REQUIRED WORK => Copy out each line featuring the string "this" from the entries beneath.

(Rows from a dataset of charts and code)
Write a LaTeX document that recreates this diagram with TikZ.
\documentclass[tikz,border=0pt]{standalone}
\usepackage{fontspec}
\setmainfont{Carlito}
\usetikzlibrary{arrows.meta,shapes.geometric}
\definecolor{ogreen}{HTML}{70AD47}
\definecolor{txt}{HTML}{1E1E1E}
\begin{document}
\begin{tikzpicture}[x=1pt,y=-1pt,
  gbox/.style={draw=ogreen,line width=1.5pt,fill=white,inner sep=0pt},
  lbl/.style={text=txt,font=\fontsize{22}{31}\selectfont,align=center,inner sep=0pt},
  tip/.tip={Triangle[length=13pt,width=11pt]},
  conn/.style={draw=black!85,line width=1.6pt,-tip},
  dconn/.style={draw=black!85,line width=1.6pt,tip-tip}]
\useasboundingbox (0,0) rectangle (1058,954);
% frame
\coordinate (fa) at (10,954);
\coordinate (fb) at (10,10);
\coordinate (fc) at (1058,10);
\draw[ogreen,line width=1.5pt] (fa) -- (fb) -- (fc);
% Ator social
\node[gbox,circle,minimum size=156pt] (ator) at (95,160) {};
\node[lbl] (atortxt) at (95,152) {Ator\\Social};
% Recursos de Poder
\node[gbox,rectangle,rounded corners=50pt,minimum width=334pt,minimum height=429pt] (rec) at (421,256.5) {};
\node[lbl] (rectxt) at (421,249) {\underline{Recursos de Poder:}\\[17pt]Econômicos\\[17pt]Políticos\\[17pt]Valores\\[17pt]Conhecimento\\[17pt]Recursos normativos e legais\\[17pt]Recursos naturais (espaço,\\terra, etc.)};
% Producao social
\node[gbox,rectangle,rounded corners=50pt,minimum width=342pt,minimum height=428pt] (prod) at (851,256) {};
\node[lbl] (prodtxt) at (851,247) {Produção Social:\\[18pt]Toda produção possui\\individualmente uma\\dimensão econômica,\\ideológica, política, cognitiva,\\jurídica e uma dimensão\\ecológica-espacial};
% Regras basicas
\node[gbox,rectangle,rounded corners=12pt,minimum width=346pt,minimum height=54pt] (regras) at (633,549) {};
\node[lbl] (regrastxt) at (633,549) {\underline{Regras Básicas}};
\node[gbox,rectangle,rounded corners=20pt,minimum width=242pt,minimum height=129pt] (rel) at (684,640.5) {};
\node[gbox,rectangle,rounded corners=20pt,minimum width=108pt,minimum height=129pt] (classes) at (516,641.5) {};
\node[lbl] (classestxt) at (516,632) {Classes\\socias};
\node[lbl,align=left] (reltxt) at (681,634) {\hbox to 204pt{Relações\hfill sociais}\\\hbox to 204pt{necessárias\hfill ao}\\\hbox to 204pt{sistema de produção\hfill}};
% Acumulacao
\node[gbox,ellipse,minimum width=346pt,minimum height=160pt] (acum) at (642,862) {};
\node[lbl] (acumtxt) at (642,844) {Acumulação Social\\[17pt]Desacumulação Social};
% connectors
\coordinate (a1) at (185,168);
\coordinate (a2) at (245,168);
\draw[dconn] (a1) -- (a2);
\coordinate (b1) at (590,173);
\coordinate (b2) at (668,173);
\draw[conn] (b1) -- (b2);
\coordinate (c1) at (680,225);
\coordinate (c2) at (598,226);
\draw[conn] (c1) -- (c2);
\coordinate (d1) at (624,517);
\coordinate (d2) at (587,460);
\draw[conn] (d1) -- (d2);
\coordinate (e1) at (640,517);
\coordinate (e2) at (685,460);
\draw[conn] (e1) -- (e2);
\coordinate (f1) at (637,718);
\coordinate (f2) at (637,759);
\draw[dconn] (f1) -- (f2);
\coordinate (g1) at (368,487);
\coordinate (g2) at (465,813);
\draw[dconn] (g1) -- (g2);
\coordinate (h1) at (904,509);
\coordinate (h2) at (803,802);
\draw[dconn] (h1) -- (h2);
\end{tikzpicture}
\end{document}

==

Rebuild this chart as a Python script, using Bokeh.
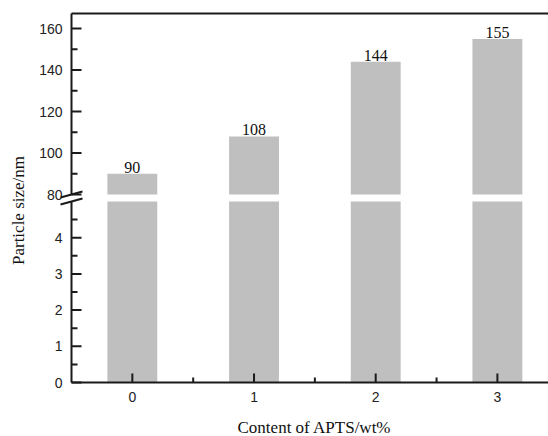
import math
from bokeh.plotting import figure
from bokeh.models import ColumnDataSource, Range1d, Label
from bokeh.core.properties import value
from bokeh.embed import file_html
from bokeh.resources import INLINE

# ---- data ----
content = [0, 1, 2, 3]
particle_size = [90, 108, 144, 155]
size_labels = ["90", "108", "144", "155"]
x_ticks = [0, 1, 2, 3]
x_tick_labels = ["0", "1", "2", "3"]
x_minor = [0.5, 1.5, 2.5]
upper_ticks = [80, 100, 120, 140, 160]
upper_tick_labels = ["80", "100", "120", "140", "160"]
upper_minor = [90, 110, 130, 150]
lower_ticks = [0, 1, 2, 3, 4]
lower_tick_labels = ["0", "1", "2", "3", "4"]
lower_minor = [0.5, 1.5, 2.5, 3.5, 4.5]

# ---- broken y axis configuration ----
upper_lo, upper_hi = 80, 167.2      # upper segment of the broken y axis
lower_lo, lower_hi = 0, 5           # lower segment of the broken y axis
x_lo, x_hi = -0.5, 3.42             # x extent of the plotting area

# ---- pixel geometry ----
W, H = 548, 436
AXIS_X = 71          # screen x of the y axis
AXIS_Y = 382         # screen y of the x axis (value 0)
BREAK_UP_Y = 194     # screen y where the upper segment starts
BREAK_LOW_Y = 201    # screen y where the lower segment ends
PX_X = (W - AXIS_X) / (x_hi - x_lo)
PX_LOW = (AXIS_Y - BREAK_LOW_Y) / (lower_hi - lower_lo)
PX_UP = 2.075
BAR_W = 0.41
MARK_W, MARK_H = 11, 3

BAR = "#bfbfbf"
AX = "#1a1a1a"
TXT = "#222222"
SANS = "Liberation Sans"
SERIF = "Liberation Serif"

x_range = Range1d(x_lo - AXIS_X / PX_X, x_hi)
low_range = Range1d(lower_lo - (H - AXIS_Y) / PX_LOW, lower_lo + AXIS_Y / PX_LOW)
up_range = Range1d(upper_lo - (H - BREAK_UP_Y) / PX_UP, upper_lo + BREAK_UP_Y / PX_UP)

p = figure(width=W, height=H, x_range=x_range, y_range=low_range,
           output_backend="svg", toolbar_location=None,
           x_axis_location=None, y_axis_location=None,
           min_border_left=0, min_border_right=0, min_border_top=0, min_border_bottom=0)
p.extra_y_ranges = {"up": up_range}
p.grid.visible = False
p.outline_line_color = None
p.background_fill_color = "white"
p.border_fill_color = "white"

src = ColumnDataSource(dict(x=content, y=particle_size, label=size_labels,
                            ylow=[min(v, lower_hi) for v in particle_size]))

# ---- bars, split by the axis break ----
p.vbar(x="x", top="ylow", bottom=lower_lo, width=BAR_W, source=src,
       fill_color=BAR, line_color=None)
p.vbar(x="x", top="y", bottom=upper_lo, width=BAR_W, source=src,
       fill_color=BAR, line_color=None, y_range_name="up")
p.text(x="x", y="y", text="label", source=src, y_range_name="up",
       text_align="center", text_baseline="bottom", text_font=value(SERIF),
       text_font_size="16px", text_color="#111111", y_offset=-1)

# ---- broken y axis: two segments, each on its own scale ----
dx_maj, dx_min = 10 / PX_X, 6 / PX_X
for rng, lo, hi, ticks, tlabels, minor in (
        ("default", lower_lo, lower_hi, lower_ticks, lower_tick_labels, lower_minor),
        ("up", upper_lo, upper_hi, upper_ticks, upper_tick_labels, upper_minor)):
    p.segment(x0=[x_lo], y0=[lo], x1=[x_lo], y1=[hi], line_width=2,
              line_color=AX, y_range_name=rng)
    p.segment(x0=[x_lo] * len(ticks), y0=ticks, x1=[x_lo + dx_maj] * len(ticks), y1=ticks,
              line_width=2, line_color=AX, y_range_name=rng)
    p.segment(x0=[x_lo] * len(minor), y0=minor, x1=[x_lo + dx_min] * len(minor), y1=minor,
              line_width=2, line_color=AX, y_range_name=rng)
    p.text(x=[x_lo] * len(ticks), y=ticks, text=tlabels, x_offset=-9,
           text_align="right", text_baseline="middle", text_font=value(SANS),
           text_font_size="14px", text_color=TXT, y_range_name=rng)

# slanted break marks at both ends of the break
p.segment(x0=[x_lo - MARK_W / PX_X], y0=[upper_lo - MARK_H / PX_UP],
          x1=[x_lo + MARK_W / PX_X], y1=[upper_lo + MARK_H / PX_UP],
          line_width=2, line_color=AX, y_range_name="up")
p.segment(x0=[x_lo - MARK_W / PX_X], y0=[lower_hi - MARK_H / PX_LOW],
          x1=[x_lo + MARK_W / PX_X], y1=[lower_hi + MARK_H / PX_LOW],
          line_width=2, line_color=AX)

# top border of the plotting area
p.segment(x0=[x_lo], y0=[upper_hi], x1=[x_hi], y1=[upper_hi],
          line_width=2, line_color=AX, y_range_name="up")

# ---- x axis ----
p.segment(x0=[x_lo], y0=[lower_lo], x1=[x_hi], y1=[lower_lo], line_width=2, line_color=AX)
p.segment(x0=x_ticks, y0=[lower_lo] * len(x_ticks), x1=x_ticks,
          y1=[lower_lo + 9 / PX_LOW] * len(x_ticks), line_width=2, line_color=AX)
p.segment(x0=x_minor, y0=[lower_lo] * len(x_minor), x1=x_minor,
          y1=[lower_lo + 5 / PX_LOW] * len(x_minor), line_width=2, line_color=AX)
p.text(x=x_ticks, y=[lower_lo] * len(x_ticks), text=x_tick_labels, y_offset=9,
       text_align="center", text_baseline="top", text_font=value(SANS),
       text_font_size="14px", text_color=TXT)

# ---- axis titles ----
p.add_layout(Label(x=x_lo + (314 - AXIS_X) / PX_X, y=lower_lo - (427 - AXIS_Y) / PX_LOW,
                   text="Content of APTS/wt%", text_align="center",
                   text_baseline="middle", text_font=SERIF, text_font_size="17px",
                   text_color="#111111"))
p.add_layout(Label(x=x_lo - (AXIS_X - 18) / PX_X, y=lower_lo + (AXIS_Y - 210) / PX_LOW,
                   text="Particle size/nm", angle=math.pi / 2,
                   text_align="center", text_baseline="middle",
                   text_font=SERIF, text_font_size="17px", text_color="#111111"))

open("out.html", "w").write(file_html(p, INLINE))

PROBLEM SOLUTION =>
Write a LaTeX document that recreates this diagram with TikZ.
Rebuild this chart as a Python script, using Bokeh.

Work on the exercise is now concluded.